## [Goal]
Copy exactly, and only, the lines starting at the line with "Clone this diagram in TikZ." and ending at the line with "(cdx) at (200,34)". Leave every picture out of the copy.

## [Provided entries]
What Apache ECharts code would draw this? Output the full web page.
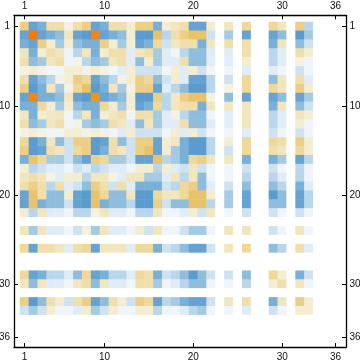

==

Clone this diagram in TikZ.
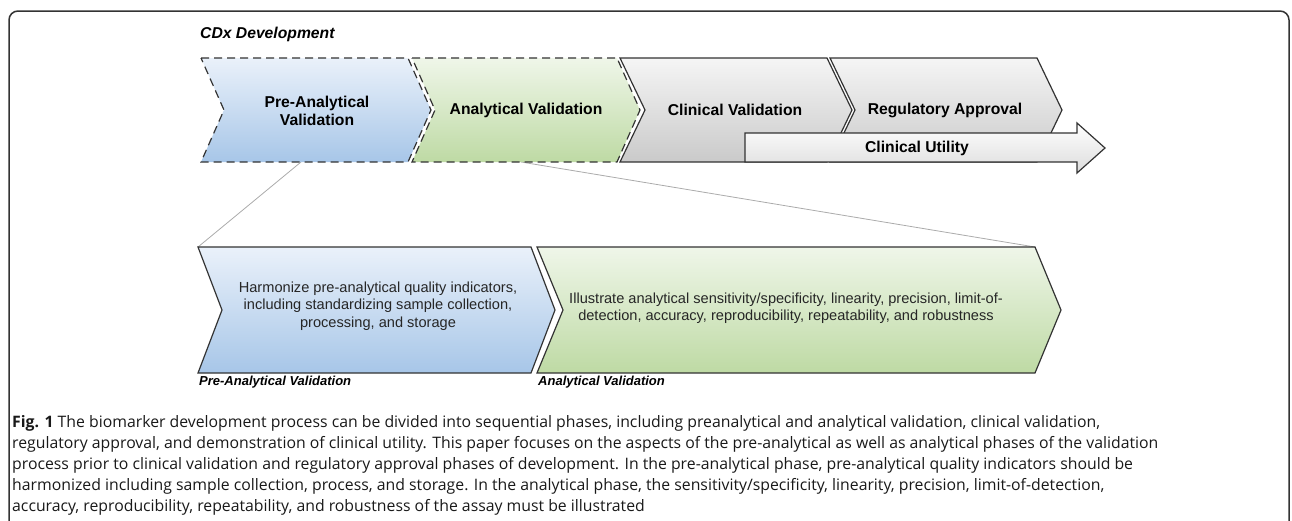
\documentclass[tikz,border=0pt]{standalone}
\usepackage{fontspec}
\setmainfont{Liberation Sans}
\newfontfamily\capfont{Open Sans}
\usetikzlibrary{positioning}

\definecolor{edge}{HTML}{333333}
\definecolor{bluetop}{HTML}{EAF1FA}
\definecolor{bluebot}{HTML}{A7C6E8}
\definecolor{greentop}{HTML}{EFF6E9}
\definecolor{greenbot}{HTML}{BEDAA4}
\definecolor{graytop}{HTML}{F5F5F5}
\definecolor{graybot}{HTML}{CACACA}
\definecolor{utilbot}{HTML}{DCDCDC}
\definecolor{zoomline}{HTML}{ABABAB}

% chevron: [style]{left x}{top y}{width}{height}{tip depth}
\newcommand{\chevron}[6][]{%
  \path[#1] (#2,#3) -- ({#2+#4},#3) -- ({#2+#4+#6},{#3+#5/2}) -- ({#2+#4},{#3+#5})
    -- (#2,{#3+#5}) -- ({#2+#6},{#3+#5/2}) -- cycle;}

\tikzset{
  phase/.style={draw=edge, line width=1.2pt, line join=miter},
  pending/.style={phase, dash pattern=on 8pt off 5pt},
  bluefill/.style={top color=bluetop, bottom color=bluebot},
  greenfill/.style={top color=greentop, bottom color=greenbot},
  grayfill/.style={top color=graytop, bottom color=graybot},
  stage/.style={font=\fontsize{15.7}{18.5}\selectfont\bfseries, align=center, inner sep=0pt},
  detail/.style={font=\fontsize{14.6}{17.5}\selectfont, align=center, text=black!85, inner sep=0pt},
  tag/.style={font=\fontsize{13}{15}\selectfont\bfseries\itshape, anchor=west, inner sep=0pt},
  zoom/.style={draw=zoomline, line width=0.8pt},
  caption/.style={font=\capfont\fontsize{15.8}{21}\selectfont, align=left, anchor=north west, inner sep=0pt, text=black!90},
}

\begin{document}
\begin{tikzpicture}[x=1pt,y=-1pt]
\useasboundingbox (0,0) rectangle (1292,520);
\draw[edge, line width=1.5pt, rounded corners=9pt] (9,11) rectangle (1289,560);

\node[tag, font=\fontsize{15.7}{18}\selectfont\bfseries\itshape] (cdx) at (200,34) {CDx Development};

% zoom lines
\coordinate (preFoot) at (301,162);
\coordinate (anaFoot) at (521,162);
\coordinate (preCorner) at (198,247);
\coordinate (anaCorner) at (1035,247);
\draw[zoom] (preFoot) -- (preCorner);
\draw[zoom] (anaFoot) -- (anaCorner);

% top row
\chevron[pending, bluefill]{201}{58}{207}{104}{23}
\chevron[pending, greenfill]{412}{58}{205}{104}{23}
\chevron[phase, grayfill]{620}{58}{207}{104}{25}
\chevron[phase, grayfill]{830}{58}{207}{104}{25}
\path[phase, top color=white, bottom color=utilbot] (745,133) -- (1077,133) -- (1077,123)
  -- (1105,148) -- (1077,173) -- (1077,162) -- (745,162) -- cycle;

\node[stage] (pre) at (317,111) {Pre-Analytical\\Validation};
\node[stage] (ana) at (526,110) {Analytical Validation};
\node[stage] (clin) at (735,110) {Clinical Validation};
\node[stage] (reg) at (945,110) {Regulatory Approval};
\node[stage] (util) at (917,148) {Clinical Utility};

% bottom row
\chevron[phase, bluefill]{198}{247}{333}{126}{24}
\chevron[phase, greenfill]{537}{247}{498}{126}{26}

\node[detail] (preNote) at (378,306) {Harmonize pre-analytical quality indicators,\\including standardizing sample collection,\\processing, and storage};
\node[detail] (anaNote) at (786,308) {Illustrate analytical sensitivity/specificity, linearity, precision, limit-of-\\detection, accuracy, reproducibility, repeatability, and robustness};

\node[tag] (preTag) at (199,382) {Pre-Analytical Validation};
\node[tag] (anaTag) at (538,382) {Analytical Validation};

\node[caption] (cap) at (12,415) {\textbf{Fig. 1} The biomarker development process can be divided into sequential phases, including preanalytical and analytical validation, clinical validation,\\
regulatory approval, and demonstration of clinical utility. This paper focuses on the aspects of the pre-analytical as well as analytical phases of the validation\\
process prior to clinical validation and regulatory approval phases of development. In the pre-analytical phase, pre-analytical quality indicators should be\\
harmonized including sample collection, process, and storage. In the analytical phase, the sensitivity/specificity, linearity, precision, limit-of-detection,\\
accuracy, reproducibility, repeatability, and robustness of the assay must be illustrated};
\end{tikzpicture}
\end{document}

...

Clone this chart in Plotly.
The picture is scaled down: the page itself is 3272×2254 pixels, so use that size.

## [Solution]
Clone this diagram in TikZ.
\documentclass[tikz,border=0pt]{standalone}
\usepackage{fontspec}
\setmainfont{Liberation Sans}
\newfontfamily\capfont{Open Sans}
\usetikzlibrary{positioning}

\definecolor{edge}{HTML}{333333}
\definecolor{bluetop}{HTML}{EAF1FA}
\definecolor{bluebot}{HTML}{A7C6E8}
\definecolor{greentop}{HTML}{EFF6E9}
\definecolor{greenbot}{HTML}{BEDAA4}
\definecolor{graytop}{HTML}{F5F5F5}
\definecolor{graybot}{HTML}{CACACA}
\definecolor{utilbot}{HTML}{DCDCDC}
\definecolor{zoomline}{HTML}{ABABAB}

% chevron: [style]{left x}{top y}{width}{height}{tip depth}
\newcommand{\chevron}[6][]{%
  \path[#1] (#2,#3) -- ({#2+#4},#3) -- ({#2+#4+#6},{#3+#5/2}) -- ({#2+#4},{#3+#5})
    -- (#2,{#3+#5}) -- ({#2+#6},{#3+#5/2}) -- cycle;}

\tikzset{
  phase/.style={draw=edge, line width=1.2pt, line join=miter},
  pending/.style={phase, dash pattern=on 8pt off 5pt},
  bluefill/.style={top color=bluetop, bottom color=bluebot},
  greenfill/.style={top color=greentop, bottom color=greenbot},
  grayfill/.style={top color=graytop, bottom color=graybot},
  stage/.style={font=\fontsize{15.7}{18.5}\selectfont\bfseries, align=center, inner sep=0pt},
  detail/.style={font=\fontsize{14.6}{17.5}\selectfont, align=center, text=black!85, inner sep=0pt},
  tag/.style={font=\fontsize{13}{15}\selectfont\bfseries\itshape, anchor=west, inner sep=0pt},
  zoom/.style={draw=zoomline, line width=0.8pt},
  caption/.style={font=\capfont\fontsize{15.8}{21}\selectfont, align=left, anchor=north west, inner sep=0pt, text=black!90},
}

\begin{document}
\begin{tikzpicture}[x=1pt,y=-1pt]
\useasboundingbox (0,0) rectangle (1292,520);
\draw[edge, line width=1.5pt, rounded corners=9pt] (9,11) rectangle (1289,560);

\node[tag, font=\fontsize{15.7}{18}\selectfont\bfseries\itshape] (cdx) at (200,34) {CDx Development};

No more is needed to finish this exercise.